In the Christmas special, ALF pushes the Tanners about as close to their breaking point as his performer allegedly did in real life to the production team, and they order him out of the cabin they're staying at for the holidays. The alien gets stuck in the back of the cabin owner's truck, which is full of toys destined for a children's hospital. ALF soon finds himself posing as a Christmas toy to a little girl named Tiffany.

He intentionally blows his own cover sooner than you'd expect and asks her for help getting out of the hospital so he can return to the Tanners. It's kind of a tear jerking moment, because Tiffany was clearly bonding with what she thought was a stuffed animal for her to keep. But not to worry. That moment gets completely overshadowed by the kick in the gut you receive when you find out she's also terminally ill, and this is going to be her last Christmas.

Not kidding here. Tiny Tim undoubtedly got cured and grew up to be a key activist in the fight against starvation. Tiffany gets no Christmas miracle here in this eighties sitcom. In the end, the Tanner's come to spend Christmas with her in the hospital, and that's nice enough. But the episode makes it clear that she's not going to live. It aired thirty years and five days ago, and I'm still about to lose it just thinking about her.

Luckily we have a much needed bit of ALF-ish hijinks when the furball gets stuck in an elevator with a pregnant woman and has to deliver her baby himself (which is apparently not that hard to figure out, if television is to be believed).

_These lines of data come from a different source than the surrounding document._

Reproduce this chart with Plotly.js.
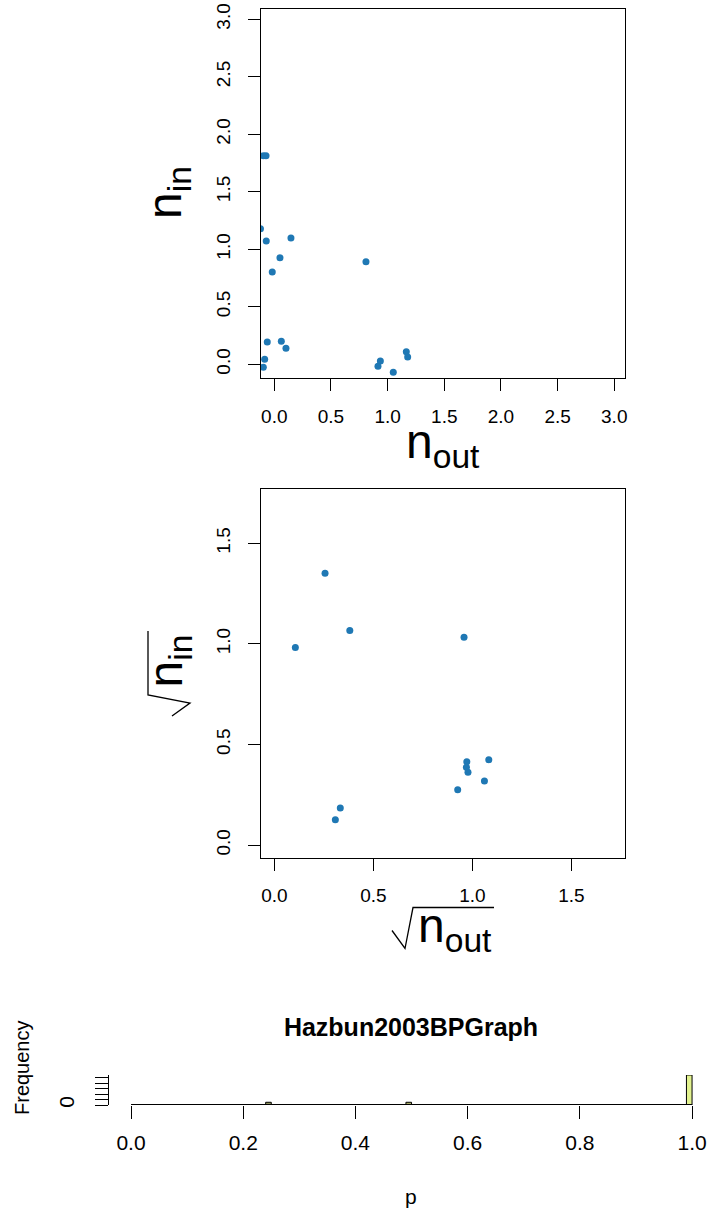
<!DOCTYPE html>
<html>
<head>
<meta charset="utf-8">
<script src="https://cdn.plot.ly/plotly-3.0.1.min.js"></script>
<style>html,body{margin:0;padding:0;background:#fff;}#chart{width:710px;height:1216px;}</style>
</head>
<body>
<div id="chart"></div>
<script>
// ---- data ----
const nOut = [-0.097, -0.073, -0.122, -0.071, 0.147, 0.050, -0.018, 0.809, -0.062, 0.062, 0.103, -0.085, -0.097, 0.936, 0.915, 1.050, 1.165, 1.177];
const nIn  = [ 1.814,  1.814,  1.179,  1.072, 1.098, 0.927,  0.803, 0.892,  0.194, 0.200, 0.139,  0.043, -0.026, 0.029, -0.017, -0.070, 0.110, 0.063];

const sqrtOut = [0.256, 0.381, 0.106, 0.958, 0.972, 0.970, 0.978, 1.083, 1.061, 0.926, 0.333, 0.308];
const sqrtIn  = [1.351, 1.066, 0.982, 1.033, 0.415, 0.387, 0.363, 0.425, 0.319, 0.276, 0.185, 0.127];

const pBins = [0.245, 0.495, 0.995];
const pFreq = [1, 1, 11];
const pColors = ['#8f955a', '#a8ae63', '#e2f28f'];

const tick1 = [0, 0.5, 1, 1.5, 2, 2.5, 3];
const tick1Text = ['0.0', '0.5', '1.0', '1.5', '2.0', '2.5', '3.0'];
const tick2 = [0, 0.5, 1, 1.5];
const tick2Text = ['0.0', '0.5', '1.0', '1.5'];
const tickP = [0, 0.2, 0.4, 0.6, 0.8, 1.0];
const tickPText = ['0.0', '0.2', '0.4', '0.6', '0.8', '1.0'];
const tickF = [0, 2, 4, 6, 8, 10];
const tickFText = ['0', '', '', '', '', ''];

// ---- layout helpers ----
const W = 710, H = 1216;
const FONT = 'Liberation Sans, Arial, Helvetica, sans-serif';
const px = v => v / W;
const py = v => 1 - v / H;
const PT = '#1f78b4';
const pathOf = pts => pts.map((p, i) => (i ? 'L' : 'M') + px(p[0]).toFixed(5) + ',' + py(p[1]).toFixed(5)).join(' ');

const boxAxis = {
  showline: true, mirror: true, linecolor: '#000', linewidth: 1,
  ticks: 'outside', ticklen: 12, tickcolor: '#000', tickwidth: 1,
  showgrid: false, zeroline: false,
  tickfont: {family: FONT, size: 19, color: '#000'}
};

// radical signs (R plotmath draws them as line segments)
const radX = pathOf([[392, 930.5], [405, 948.5], [413, 907.5], [494, 907.5]]);
const radY = pathOf([[172, 716], [190, 703], [148, 695], [148, 631]]);

const traces = [
  {type: 'scatter', mode: 'markers', x: nOut, y: nIn, xaxis: 'x', yaxis: 'y',
   marker: {color: PT, size: 7}, cliponaxis: true, hoverinfo: 'skip'},
  {type: 'scatter', mode: 'markers', x: sqrtOut, y: sqrtIn, xaxis: 'x2', yaxis: 'y2',
   marker: {color: PT, size: 7}, cliponaxis: true, hoverinfo: 'skip'},
  {type: 'bar', x: pBins, y: pFreq, width: 0.01, xaxis: 'x3', yaxis: 'y3',
   marker: {color: pColors, line: {color: '#000', width: 1}}, hoverinfo: 'skip'}
];

const layout = {
  width: W, height: H,
  margin: {l: 0, r: 0, t: 0, b: 0, pad: 0},
  paper_bgcolor: '#fff', plot_bgcolor: '#fff',
  showlegend: false,
  font: {family: FONT, color: '#000'},
  title: {text: '<b>Hazbun2003BPGraph</b>', x: px(411), y: py(1027), xanchor: 'center', yanchor: 'middle',
          xref: 'paper', yref: 'paper', font: {family: FONT, size: 25, color: '#000'}},
  xaxis: Object.assign({}, boxAxis, {domain: [px(260.7), px(625)], range: [-0.120, 3.095], anchor: 'y',
          tickvals: tick1, ticktext: tick1Text, ticklabelstandoff: 9}),
  yaxis: Object.assign({}, boxAxis, {domain: [py(377.7), py(9)], range: [-0.1165, 3.0896], anchor: 'x',
          tickvals: tick1, ticktext: tick1Text, tickangle: -90, ticklabelstandoff: 10}),
  xaxis2: Object.assign({}, boxAxis, {domain: [px(260.7), px(625)], range: [-0.069, 1.771], anchor: 'y2',
          tickvals: tick2, ticktext: tick2Text, ticklabelstandoff: 8}),
  yaxis2: Object.assign({}, boxAxis, {domain: [py(858.3), py(489.3)], range: [-0.065, 1.768], anchor: 'x2',
          tickvals: tick2, ticktext: tick2Text, tickangle: -90, ticklabelstandoff: 10}),
  xaxis3: {domain: [px(108.7), 1], range: [-0.0398, 1.032], anchor: 'y3',
          showline: false, showgrid: false, zeroline: false,
          ticks: 'outside', ticklen: 13, tickcolor: '#000', tickwidth: 1,
          tickvals: tickP, ticktext: tickPText, ticklabelstandoff: 6,
          tickfont: {family: FONT, size: 21, color: '#000'}},
  yaxis3: {domain: [py(1105), py(1075)], range: [0, 11], anchor: 'x3',
          showline: true, linecolor: '#000', linewidth: 1, showgrid: false, zeroline: false,
          ticks: 'outside', ticklen: 13, tickcolor: '#000', tickwidth: 1,
          tickvals: tickF, ticktext: tickFText, tickangle: -90, ticklabelstandoff: 12,
          tickfont: {family: FONT, size: 21, color: '#000'}},
  shapes: [
    // x axis line of the histogram (R draws it from first to last tick)
    {type: 'line', xref: 'x3', yref: 'y3', x0: 0, x1: 1, y0: 0, y1: 0, line: {color: '#000', width: 2}},
    {type: 'path', xref: 'paper', yref: 'paper', path: radX, line: {color: '#000', width: 1.3}},
    {type: 'path', xref: 'paper', yref: 'paper', path: radY, line: {color: '#000', width: 1.3}}
  ],
  annotations: [
    {text: 'n<sub>in</sub>', xref: 'paper', yref: 'paper', x: px(168), y: py(193), textangle: -90,
     showarrow: false, xanchor: 'center', yanchor: 'middle', font: {family: FONT, size: 48, color: '#000'}},
    {text: 'n<sub>out</sub>', xref: 'paper', yref: 'paper', x: px(443), y: py(445),
     showarrow: false, xanchor: 'center', yanchor: 'middle', font: {family: FONT, size: 48, color: '#000'}},
    {text: 'n<sub>in</sub>', xref: 'paper', yref: 'paper', x: px(168), y: py(661.5), textangle: -90,
     showarrow: false, xanchor: 'center', yanchor: 'middle', font: {family: FONT, size: 48, color: '#000'}},
    {text: 'n<sub>out</sub>', xref: 'paper', yref: 'paper', x: px(455), y: py(929),
     showarrow: false, xanchor: 'center', yanchor: 'middle', font: {family: FONT, size: 48, color: '#000'}},
    {text: 'Frequency', xref: 'paper', yref: 'paper', x: px(22), y: py(1068), textangle: -90,
     showarrow: false, xanchor: 'center', yanchor: 'middle', font: {family: FONT, size: 20, color: '#000'}},
    {text: 'p', xref: 'paper', yref: 'paper', x: px(411), y: py(1196),
     showarrow: false, xanchor: 'center', yanchor: 'middle', font: {family: FONT, size: 21, color: '#000'}}
  ]
};

Plotly.newPlot('chart', traces, layout, {staticPlot: true, displayModeBar: false});
</script>
</body>
</html>
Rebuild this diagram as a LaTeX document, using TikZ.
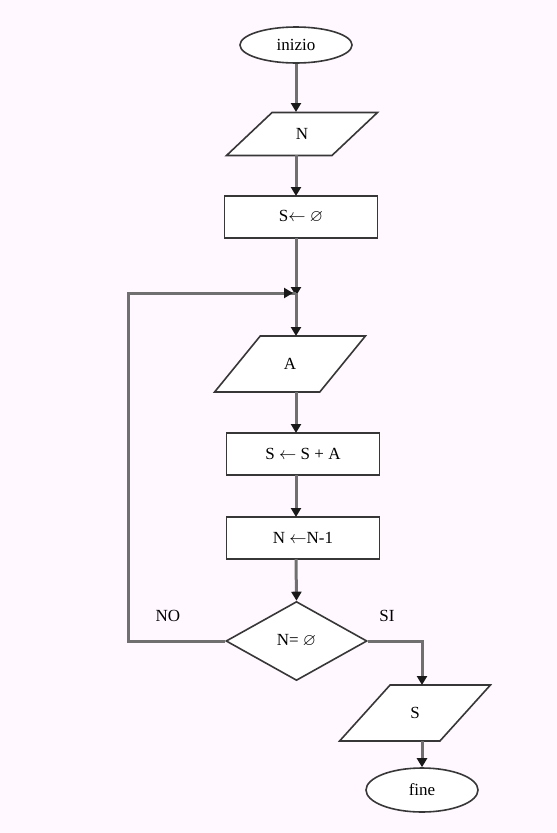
\documentclass[tikz,border=0pt]{standalone}
\usepackage{fontspec}
\setmainfont{Liberation Serif}
\usepackage{amssymb}
\usetikzlibrary{shapes.geometric,arrows.meta}
\definecolor{bgpink}{RGB}{255,248,255}
\definecolor{linegray}{RGB}{112,112,112}
\definecolor{edgegray}{RGB}{55,55,55}
\tikzset{
  every node/.style={font=\fontsize{17}{20}\selectfont},
  term/.style={ellipse,draw=edgegray,line width=1.6pt,fill=white,minimum width=112pt,minimum height=36pt,inner sep=0pt},
  iobox/.style={trapezium,trapezium left angle=50,trapezium right angle=130,trapezium stretches=true,
    draw=edgegray,line width=1.6pt,fill=white,minimum width=151pt,inner sep=0pt},
  opbox/.style={rectangle,draw=edgegray,line width=1.6pt,fill=white,minimum width=153pt,minimum height=42pt},
  testbox/.style={diamond,aspect=1.8,draw=edgegray,line width=1.6pt,fill=white,minimum width=141pt,minimum height=79pt,inner sep=0pt},
  flow/.style={draw=linegray,line width=3pt,-{Triangle[width=10pt,length=9pt,color=black!90]}},
  loopline/.style={draw=linegray,line width=3pt}
}
\begin{document}
\begin{tikzpicture}[x=1pt,y=-1pt]
        \fill[bgpink] (0,0) rectangle (557,833);
        \useasboundingbox (0,0) rectangle (557,833);
        \node[term] (inizio) at (296,45) {inizio};
        \node[iobox,minimum height=43pt] (inN) at (302,134) {N};
        \node[opbox] (azzera) at (301,217) {S$\leftarrow$ $\varnothing$};
        \coordinate (join) at (296,293);
        \node[iobox,minimum height=56pt] (inA) at (290,364) {A};
        \node[opbox] (somma) at (303,454) {S $\leftarrow$ S + A};
        \node[opbox] (decr) at (303,538) {N $\leftarrow$N-1};
        \node[testbox] (test) at (296.5,641) {N= $\varnothing$};
        \node[iobox,minimum height=56pt] (outS) at (415,713) {S};
        \node[term,minimum height=44pt] (fine) at (422,790) {fine};
        \node (no) at (168,616) {NO};
        \node (si) at (387,616) {SI};
        \draw[flow] (inizio) -- (296,112);
        \draw[flow] (296,155) -- (296,196);
        \draw[flow] (296,238) -- ([yshift=-3pt]join);
        \draw[loopline] (test.west) -- (128,641) -- (128,293) -- (join);
        \draw[flow] (128,293) -- ([xshift=-3pt]join);
        \draw[flow] (join) -- (296,336);
        \draw[flow] (296,392) -- (296,433);
        \draw[flow] (296,475) -- (296,517);
        \draw[flow] (296,559) -- (test.north);
        \draw[flow] (test.east) -| (422,685);
        \draw[flow] (422,741) -- (fine.north);
      \end{tikzpicture}
\end{document}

It's a welcomed palette cleanser and a return to Christmas special form, as the normally selfish ALF gets to be the guardian angel for a stranger in need. And it makes the episode's Act III mood swing feel all the more like a drop kick when ALF witnesses the aforementioned cabin owner one step away from committing suicide. What the f**k happened in 1987 to take us down this road?

Christmas comes at a time when our side of the world is literally heading into a dark place (or technically, just as we're coming out of it). It's odd to me that Christmas specials rarely go as dark as this one does. Many people hurt during the holidays, and because of the reflective nature of winter that pain seems to make itself known in different ways. Contrary to popular belief, the suicide rate is actually at a low point around Christmas (April being the high), but it certainly doesn't mean the pain isn't there.

We all carry things that hurt, and the older I get the more I notice what kind of stress the holidays put on us. It's like, bringing joy to the world is such a gritty determination for us that we easily lose sight of how to experience it. Maybe what we should be doing instead is granting ourselves some time to mourn. Every one of us had at least one connection last Christmas that we no longer have now. I wonder what would happen if we allowed ourselves a chance to be sad, instead of trying so hard to be happy. Maybe, just maybe, the Christmas spirit is something we need, not something we can make or buy or binge watch.

Merry Christmas, and may God bless us every one.